╭─ Records shown

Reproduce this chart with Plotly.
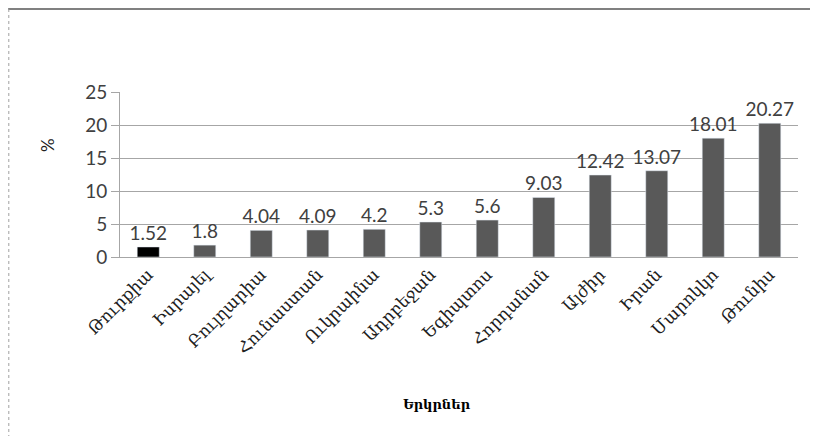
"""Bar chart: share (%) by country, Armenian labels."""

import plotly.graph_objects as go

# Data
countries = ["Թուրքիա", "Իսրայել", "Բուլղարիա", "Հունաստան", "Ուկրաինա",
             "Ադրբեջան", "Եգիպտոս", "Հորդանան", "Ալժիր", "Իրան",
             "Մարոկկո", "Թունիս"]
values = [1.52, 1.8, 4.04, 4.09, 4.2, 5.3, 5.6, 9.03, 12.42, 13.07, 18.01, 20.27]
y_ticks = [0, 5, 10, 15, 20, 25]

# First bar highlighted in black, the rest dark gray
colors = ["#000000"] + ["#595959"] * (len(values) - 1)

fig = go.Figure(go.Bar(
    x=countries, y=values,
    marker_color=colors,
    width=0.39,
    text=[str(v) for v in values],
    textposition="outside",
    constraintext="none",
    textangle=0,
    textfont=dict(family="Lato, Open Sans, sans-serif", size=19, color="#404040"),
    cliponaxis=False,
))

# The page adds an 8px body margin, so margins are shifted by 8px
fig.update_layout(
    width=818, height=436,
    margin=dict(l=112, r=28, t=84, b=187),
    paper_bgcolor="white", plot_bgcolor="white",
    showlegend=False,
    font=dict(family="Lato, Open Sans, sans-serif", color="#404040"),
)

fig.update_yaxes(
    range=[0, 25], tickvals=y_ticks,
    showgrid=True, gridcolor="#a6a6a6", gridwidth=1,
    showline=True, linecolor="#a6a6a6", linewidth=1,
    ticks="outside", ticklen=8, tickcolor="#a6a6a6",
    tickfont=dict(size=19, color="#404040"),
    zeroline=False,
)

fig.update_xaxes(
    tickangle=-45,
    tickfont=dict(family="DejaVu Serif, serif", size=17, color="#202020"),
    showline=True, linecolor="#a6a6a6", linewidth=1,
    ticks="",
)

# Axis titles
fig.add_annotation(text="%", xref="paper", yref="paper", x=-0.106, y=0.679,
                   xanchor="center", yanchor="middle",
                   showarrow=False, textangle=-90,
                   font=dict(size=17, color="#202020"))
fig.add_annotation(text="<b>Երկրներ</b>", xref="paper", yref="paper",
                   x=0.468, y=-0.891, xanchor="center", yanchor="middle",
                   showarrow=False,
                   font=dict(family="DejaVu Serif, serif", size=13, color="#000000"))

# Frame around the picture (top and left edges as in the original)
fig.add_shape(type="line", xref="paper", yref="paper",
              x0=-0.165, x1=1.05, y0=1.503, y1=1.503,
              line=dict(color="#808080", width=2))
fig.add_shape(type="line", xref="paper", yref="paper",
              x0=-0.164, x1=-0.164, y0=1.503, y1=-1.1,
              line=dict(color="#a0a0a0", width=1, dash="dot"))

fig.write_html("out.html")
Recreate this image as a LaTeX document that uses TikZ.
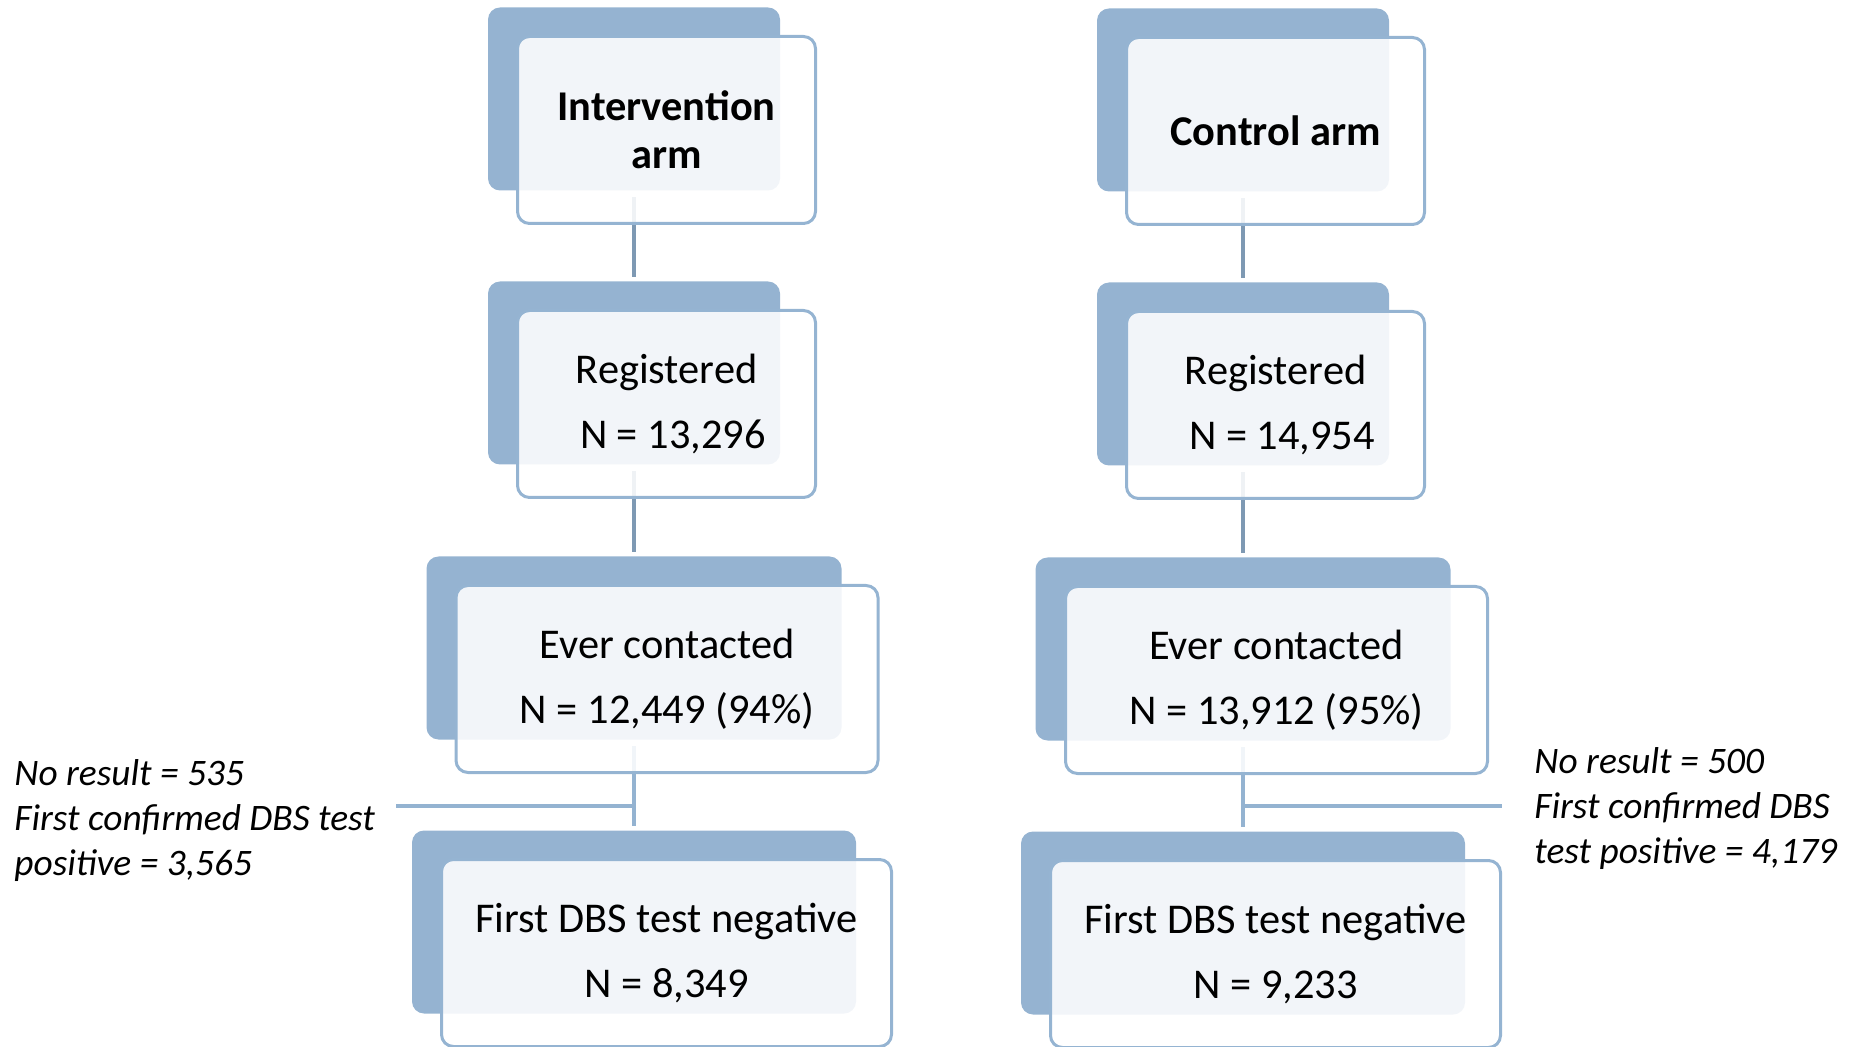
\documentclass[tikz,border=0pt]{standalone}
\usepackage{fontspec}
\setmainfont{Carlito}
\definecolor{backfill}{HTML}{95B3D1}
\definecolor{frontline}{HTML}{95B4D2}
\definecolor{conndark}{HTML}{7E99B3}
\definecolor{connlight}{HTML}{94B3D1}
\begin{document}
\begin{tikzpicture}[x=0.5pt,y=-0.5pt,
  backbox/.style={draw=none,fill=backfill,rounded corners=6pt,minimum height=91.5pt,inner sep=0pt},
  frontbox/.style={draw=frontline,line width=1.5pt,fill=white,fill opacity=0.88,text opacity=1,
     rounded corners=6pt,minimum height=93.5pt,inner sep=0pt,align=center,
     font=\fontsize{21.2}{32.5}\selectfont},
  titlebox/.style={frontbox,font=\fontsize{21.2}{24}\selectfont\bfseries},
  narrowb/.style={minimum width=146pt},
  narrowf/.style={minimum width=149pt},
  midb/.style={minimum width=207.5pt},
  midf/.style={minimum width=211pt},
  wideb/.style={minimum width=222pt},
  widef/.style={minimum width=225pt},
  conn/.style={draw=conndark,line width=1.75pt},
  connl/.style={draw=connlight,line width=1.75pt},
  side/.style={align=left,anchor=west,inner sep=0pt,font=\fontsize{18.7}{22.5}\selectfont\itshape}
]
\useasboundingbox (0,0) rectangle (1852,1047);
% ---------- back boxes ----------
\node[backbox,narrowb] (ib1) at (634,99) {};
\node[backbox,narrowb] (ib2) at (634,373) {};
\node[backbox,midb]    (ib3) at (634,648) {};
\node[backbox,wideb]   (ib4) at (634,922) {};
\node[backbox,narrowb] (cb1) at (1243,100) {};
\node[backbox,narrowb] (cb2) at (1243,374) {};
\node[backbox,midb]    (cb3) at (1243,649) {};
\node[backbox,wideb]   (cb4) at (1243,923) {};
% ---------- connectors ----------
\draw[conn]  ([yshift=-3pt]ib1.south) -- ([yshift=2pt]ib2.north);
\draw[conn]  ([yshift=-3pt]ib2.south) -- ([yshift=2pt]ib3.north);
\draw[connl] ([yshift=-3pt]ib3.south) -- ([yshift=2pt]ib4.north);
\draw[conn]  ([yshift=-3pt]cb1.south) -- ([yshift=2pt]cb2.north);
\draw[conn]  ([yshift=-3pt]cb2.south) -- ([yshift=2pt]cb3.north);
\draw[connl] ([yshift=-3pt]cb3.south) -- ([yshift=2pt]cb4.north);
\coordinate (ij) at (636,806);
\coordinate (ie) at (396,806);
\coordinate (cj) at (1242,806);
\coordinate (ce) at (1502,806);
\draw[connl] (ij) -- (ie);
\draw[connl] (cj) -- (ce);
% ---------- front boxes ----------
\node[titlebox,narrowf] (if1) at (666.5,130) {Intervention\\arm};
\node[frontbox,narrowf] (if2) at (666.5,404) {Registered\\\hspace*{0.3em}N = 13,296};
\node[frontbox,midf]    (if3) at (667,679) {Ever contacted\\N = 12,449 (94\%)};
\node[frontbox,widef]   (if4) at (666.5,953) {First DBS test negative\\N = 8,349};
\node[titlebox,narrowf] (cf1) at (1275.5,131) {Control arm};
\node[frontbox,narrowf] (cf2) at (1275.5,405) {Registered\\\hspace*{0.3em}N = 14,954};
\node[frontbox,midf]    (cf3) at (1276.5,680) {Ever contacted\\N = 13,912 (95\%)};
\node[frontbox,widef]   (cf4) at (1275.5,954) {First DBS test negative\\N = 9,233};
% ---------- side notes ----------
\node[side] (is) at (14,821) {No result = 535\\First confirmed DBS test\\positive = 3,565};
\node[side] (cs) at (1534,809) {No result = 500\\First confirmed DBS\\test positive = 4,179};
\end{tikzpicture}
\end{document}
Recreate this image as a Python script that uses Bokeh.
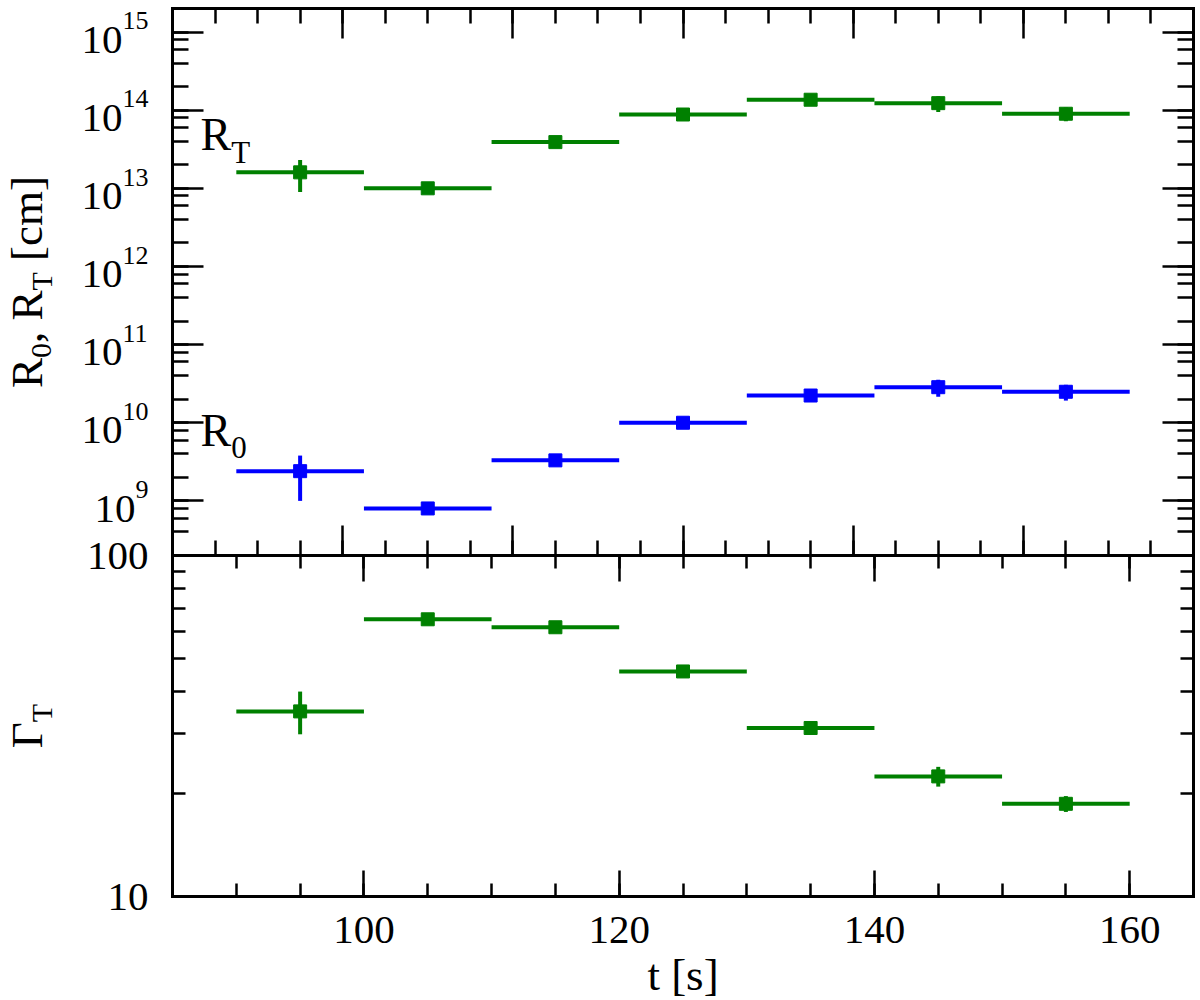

╰─

**Task to carry out**
Set out every line from the material that contains the string "image".

**Exercise solution**
Recreate this image as a LaTeX document that uses TikZ.
Recreate this image as a Python script that uses Bokeh.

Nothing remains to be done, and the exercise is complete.